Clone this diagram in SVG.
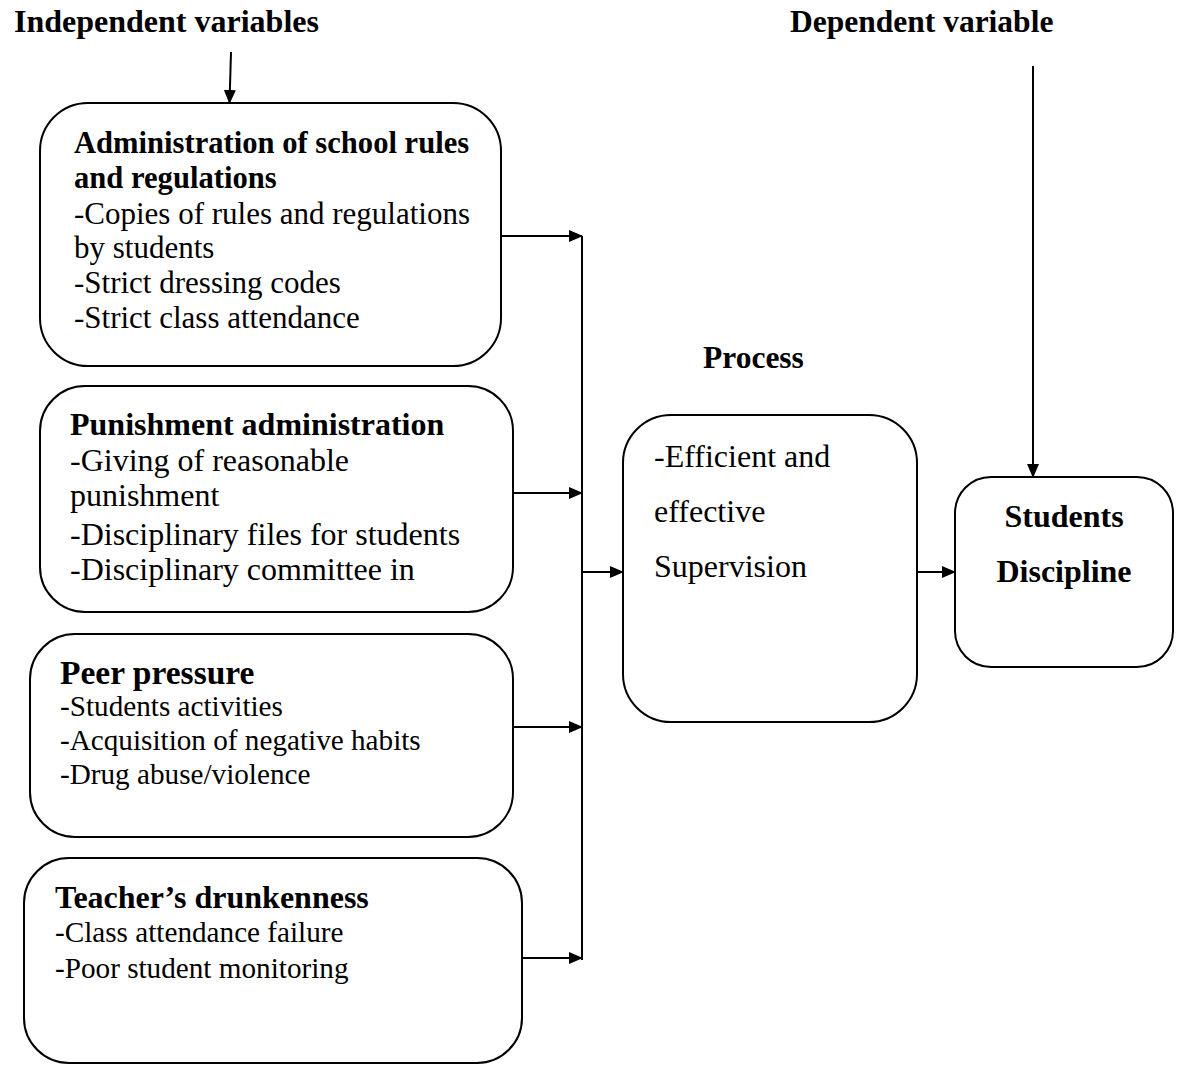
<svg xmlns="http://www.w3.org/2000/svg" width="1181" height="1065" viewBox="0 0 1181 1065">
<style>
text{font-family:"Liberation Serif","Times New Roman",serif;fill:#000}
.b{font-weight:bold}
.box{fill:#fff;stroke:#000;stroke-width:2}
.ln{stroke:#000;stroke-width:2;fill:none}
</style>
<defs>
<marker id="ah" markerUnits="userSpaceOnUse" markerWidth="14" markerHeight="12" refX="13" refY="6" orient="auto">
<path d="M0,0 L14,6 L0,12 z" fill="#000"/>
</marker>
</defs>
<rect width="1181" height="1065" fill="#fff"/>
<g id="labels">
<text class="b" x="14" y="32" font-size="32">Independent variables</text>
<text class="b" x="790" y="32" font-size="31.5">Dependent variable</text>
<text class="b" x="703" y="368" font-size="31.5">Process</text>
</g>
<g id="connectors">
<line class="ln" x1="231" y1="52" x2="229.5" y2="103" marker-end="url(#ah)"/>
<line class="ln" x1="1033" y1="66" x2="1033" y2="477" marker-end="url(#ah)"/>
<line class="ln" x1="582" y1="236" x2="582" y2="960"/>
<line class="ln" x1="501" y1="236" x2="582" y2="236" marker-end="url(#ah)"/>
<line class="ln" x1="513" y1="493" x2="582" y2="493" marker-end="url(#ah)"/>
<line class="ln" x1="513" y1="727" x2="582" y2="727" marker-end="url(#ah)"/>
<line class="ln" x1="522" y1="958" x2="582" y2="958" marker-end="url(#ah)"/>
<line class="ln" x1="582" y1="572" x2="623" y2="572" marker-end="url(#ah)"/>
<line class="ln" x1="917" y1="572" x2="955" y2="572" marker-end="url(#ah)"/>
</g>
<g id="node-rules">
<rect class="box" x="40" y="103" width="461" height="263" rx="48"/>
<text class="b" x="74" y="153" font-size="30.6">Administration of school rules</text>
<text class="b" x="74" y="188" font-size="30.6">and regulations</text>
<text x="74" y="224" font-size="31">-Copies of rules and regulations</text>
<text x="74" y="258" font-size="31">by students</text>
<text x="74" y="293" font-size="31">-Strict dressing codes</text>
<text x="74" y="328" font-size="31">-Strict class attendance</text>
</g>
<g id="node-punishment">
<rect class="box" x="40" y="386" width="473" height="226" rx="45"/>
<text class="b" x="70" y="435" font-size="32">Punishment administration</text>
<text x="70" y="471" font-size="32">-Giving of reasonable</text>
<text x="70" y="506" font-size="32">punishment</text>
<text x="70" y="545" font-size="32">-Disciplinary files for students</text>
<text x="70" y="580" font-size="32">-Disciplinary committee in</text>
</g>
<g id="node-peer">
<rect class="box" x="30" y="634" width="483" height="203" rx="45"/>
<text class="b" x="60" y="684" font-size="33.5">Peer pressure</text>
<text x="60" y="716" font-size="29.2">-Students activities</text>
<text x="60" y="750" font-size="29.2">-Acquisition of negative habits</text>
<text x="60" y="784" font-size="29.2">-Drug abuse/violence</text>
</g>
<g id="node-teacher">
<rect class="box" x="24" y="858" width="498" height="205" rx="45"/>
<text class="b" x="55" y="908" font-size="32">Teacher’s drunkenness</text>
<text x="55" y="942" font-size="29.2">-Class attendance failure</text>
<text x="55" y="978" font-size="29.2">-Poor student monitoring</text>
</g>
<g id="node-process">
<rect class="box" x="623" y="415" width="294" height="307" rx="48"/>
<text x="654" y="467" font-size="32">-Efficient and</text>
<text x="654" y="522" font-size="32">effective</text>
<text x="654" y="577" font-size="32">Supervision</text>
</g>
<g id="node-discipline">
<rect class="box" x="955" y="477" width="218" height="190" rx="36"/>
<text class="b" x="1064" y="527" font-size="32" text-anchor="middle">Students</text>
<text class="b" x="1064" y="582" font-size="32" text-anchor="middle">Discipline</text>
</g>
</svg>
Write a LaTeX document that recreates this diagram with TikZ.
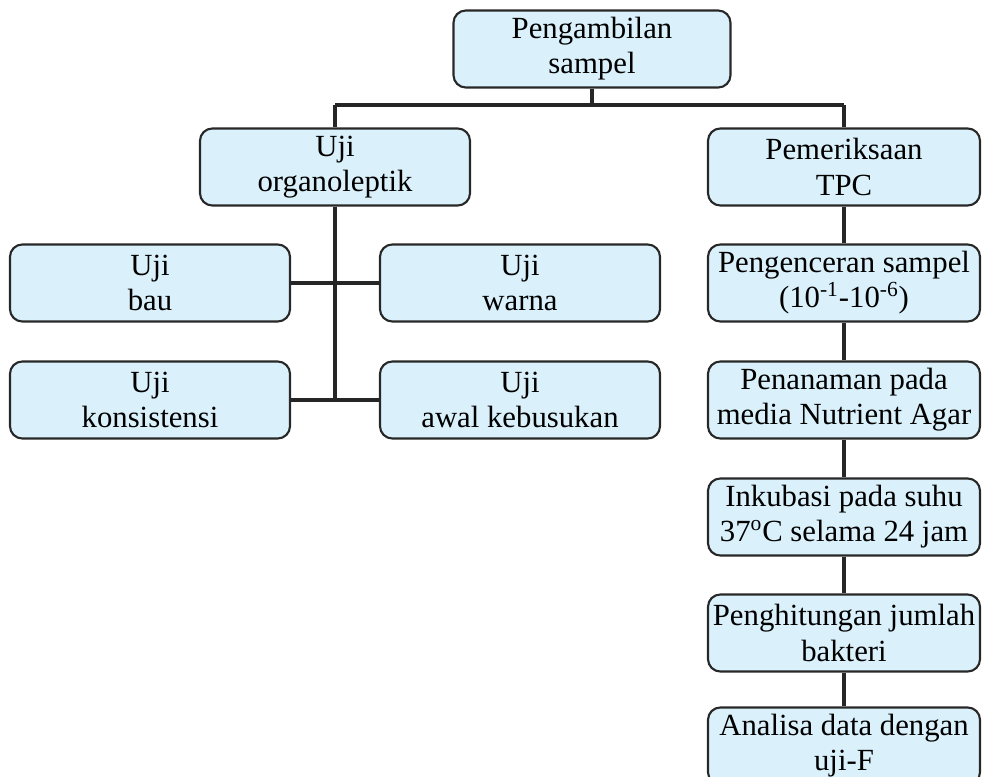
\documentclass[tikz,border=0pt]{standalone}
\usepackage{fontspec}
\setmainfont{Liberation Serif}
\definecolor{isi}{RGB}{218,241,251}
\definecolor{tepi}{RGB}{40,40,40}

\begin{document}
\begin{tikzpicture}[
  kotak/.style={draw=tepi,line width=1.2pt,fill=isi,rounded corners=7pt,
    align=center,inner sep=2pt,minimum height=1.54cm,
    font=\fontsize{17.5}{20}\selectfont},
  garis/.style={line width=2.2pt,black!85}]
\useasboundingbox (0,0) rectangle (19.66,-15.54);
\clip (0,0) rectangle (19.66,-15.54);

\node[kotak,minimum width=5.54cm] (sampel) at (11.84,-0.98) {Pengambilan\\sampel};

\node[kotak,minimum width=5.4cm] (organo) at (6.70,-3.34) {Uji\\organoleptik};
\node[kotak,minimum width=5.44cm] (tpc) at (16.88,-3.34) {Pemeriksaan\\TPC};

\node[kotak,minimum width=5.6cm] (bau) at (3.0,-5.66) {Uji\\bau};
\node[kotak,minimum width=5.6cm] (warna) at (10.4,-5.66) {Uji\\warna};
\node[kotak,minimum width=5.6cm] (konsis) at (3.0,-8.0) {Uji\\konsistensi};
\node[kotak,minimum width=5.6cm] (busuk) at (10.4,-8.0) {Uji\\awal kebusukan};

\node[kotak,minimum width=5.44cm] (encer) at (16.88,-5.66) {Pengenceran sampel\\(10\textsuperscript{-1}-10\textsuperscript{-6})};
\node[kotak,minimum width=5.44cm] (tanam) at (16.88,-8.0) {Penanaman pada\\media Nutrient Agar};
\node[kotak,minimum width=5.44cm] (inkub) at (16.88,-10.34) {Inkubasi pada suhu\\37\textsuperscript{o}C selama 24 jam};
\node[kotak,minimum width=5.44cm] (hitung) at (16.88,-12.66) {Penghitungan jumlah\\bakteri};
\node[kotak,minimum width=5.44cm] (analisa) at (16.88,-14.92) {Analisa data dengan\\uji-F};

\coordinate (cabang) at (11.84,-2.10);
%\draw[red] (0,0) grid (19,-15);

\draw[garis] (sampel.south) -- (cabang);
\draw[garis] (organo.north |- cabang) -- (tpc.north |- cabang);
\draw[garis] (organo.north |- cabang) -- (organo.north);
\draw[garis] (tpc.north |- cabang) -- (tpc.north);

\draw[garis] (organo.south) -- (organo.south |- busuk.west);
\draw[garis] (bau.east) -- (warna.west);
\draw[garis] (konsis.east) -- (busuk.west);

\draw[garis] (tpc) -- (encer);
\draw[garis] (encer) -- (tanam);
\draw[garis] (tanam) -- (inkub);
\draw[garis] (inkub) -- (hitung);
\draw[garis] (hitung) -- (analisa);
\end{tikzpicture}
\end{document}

◇ ◇ ◇ ◇ ◇

▶ YOUR TASK
Take only the lines above from the one that has "Write a LaTeX" through the one that has "width=5.54cm] (sampel) at" and reproduce them exactly, omitting any pictures.

▶ OUTPUT BELOW
Write a LaTeX document that recreates this diagram with TikZ.
\documentclass[tikz,border=0pt]{standalone}
\usepackage{fontspec}
\setmainfont{Liberation Serif}
\definecolor{isi}{RGB}{218,241,251}
\definecolor{tepi}{RGB}{40,40,40}

\begin{document}
\begin{tikzpicture}[
  kotak/.style={draw=tepi,line width=1.2pt,fill=isi,rounded corners=7pt,
    align=center,inner sep=2pt,minimum height=1.54cm,
    font=\fontsize{17.5}{20}\selectfont},
  garis/.style={line width=2.2pt,black!85}]
\useasboundingbox (0,0) rectangle (19.66,-15.54);
\clip (0,0) rectangle (19.66,-15.54);

\node[kotak,minimum width=5.54cm] (sampel) at (11.84,-0.98) {Pengambilan\\sampel};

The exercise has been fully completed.